Seribu pemimpin ekonomi merespons pertanyaan Niall Ferguson dengan menunjukkan beberapa ancaman:
1. Inflasi
2. Meledaknya gelembung aset
3. Korupsi
4. Radikalisasi
5. Bencana alam
6. Pandemi penyakit, seperti SARS
Misalnya, instabilitas politik yang teramati di Myanmar dan Afghanistan telah terbukti menghambat pertumbuhan ekonomi. Demikian juga, ketidakpastian politik pada umumnya dapat mengakibatkan laju pembangunan ekonomi melambat.
Niall Ferguson, seorang sejarawan, tidak hanya mencari pandangan dari para pakar ekonomi tetapi juga berkonsultasi dengan sejarawan.
Para sejarawan ini mengatakan, “Jika semua faktor yang disebutkan ada, terutama jika mayoritas populasi adalah muda (berusia 18-30 tahun) dan harga makanan naik, ancaman dapat eskalasi menjadi revolusi, kekacauan sosial, atau perang saudara.”
Ferguson mencatat, ‘Hal ini sedang terjadi di Timur Tengah.’ Dia mengaitkan Musim Semi Arab dengan kondisi ini. Instabilitas di Timur Tengah telah dipicu oleh faktor-faktor ini.
Kita harus bertanya pada diri sendiri: Apakah elemen-elemen ini hadir di Indonesia saat ini?
Pertimbangkan hal ini: jika setiap desa memiliki 10 anak muda yang tidak sekolah berusia 15-22 tahun, dan dengan adanya 80.000 desa, totalnya 800.000 orang muda yang tidak pasti akan masa depan mereka. Mereka menyaksikan orang tua mereka berjuang; beberapa mengumpulkan kayu atau memotong rumput untuk membantu namun mendapatkan sedikit uang. Pada usia yang penuh potensi, mereka kekurangan tujuan dan harapan. Hidup tanpa harapan bersifat berisiko—mereka rentan dieksploitasi oleh orang-orang dengan niat jahat.
Inilah sebabnya mengapa saya menekankan pentingnya kewaspadaan.
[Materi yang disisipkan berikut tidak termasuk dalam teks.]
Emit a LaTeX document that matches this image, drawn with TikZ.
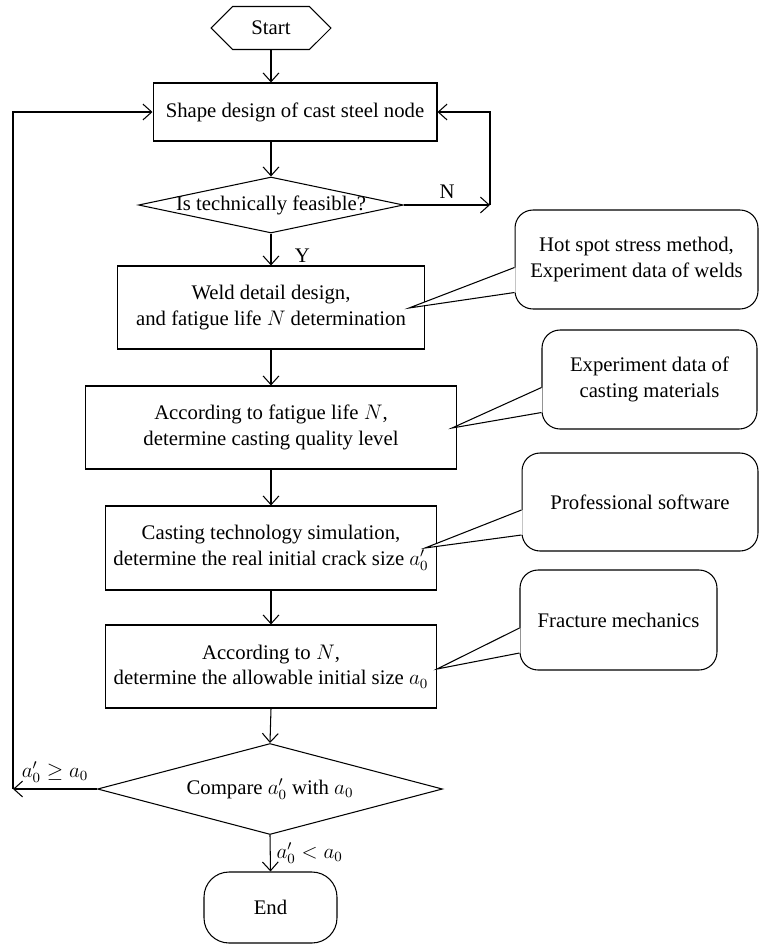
\documentclass[tikz,border=0pt]{standalone}
\usepackage{fontspec}
\setmainfont{Liberation Serif}
\usepackage{tikz}
\usetikzlibrary{arrows.meta}
\usetikzlibrary{shapes.geometric}
\usetikzlibrary{shapes.symbols}
\usetikzlibrary{calc}

\begin{document}
\begin{tikzpicture}[x=0.02cm,y=-0.02cm,line width=0.6pt,
		font=\fontsize{11.8}{14.6}\selectfont,
		arr/.style={-{Straight Barb[length=5pt,width=9pt]}},
		stepbox/.style={draw,rectangle,align=center,inner sep=2pt},
		decision/.style={draw,diamond,aspect=3,inner sep=0pt},
		remark/.style={draw,rectangle,rounded corners=0.36cm,align=center},
		terminal/.style={draw,rectangle,rounded corners=0.5cm}]
		\useasboundingbox (0,0) rectangle (759,944);
		\node[draw,signal,signal to=east and west,signal pointer angle=90,minimum width=2.4cm,minimum height=0.86cm,inner sep=0pt] (start) at (271,28) {Start};
		\node[stepbox,minimum width=5.68cm,minimum height=1.16cm] (shape) at (295,112) {Shape design of cast steel node};
		\node[decision,minimum width=5.3cm,minimum height=1.12cm] (feasible) at (271,205) {\makebox[0pt]{Is technically feasible?}};
		\node[stepbox,minimum width=6.14cm,minimum height=1.66cm] (weld) at (271,307.5) {Weld detail design,\\ and fatigue life $N$ determination};
		\node[stepbox,minimum width=7.44cm,minimum height=1.66cm] (quality) at (271,427.5) {According to fatigue life $N$,\\ determine casting quality level};
		\node[stepbox,minimum width=6.64cm,minimum height=1.68cm] (sim) at (271,548) {Casting technology simulation,\\ determine the real initial crack size $a_0'$};
		\node[stepbox,minimum width=6.64cm,minimum height=1.66cm] (allow) at (271,666.5) {According to $N$,\\ determine the allowable initial size $a_0$};
		\node[decision,minimum width=6.9cm,minimum height=1.82cm] (compare) at (270,789) {\makebox[0pt]{Compare $a_0'$ with $a_0$}};
		\node[terminal,minimum width=2.66cm,minimum height=1.42cm] (end) at (270.5,907.5) {End};

		\node[remark,minimum width=4.86cm,minimum height=1.98cm] (hot) at (636.5,259.5) {Hot spot stress method,\\ Experiment data of welds};
		\node[remark,minimum width=4.3cm,minimum height=1.98cm] (castdata) at (649.5,379.5) {Experiment data of\\ casting materials};
		\node[remark,minimum width=4.72cm,minimum height=1.96cm] (software) at (640,502) {Professional software};
		\node[remark,minimum width=3.94cm,minimum height=2cm] (fracture) at (618.5,620) {Fracture mechanics};

		\coordinate (hottip) at (409,308);
		\coordinate (castdatatip) at (452,428);
		\coordinate (softwaretip) at (425,548);
		\coordinate (fracturetip) at (437,669);
		\coordinate (nturn) at (490,205);
		\coordinate (loopturn) at (13,789);

		\fill[white] ($(hot.west)+(1,8)$) -- (hottip) -- ($(hot.west)+(1,33)$) -- cycle;
		\draw ($(hot.west)+(0,8)$) -- (hottip) -- ($(hot.west)+(0,33)$);
		\fill[white] ($(castdata.west)+(1,8)$) -- (castdatatip) -- ($(castdata.west)+(1,33)$) -- cycle;
		\draw ($(castdata.west)+(0,8)$) -- (castdatatip) -- ($(castdata.west)+(0,33)$);
		\fill[white] ($(software.west)+(1,8)$) -- (softwaretip) -- ($(software.west)+(1,33)$) -- cycle;
		\draw ($(software.west)+(0,8)$) -- (softwaretip) -- ($(software.west)+(0,33)$);
		\fill[white] ($(fracture.west)+(1,8)$) -- (fracturetip) -- ($(fracture.west)+(1,33)$) -- cycle;
		\draw ($(fracture.west)+(0,8)$) -- (fracturetip) -- ($(fracture.west)+(0,33)$);

		\draw[arr] (start.south) -- (start.south |- shape.north);
		\draw[arr] (shape.south -| feasible.north) -- (feasible.north);
		\draw[arr] (feasible.east) -- node[above] {N} (nturn);
		\draw[arr] (nturn) |- (shape.east);
		\draw[arr] (feasible.south) -- node[pos=0.7,right=0.35cm] {Y} (weld.north);
		\draw[arr] (weld.south) -- (quality.north);
		\draw[arr] (quality.south) -- (sim.north);
		\draw[arr] (sim.south) -- (allow.north);
		\draw[arr] (allow.south) -- (compare.north);
		\draw[arr] (compare.south) -- node[midway,right] {$a_0' < a_0$} (end.north);
		\draw[arr] (compare.west) -- node[midway,above] {$a_0' \geq a_0$} (loopturn);
		\draw[arr] (loopturn) |- (shape.west);
\end{tikzpicture}
\end{document}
Sejarah mengajarkan kita bahwa kerusuhan, revolusi, dan perang saudara dapat dipicu oleh beberapa faktor:
1. Inflasi
2. Kenaikan harga makanan
3. Lonjakan populasi
4. Kenaikan pengangguran
5. Ketimpangan pendapatan
6. Radikalisme ideologis
7. Korupsi
Hampir semua kondisi ini hadir di Indonesia saat ini. Dengan koefisien Gini sebesar 0,36, katalisator yang tepat dapat menjatuhkan negara ke dalam kekacauan yang berkepanjangan. Kita harus tetap waspada.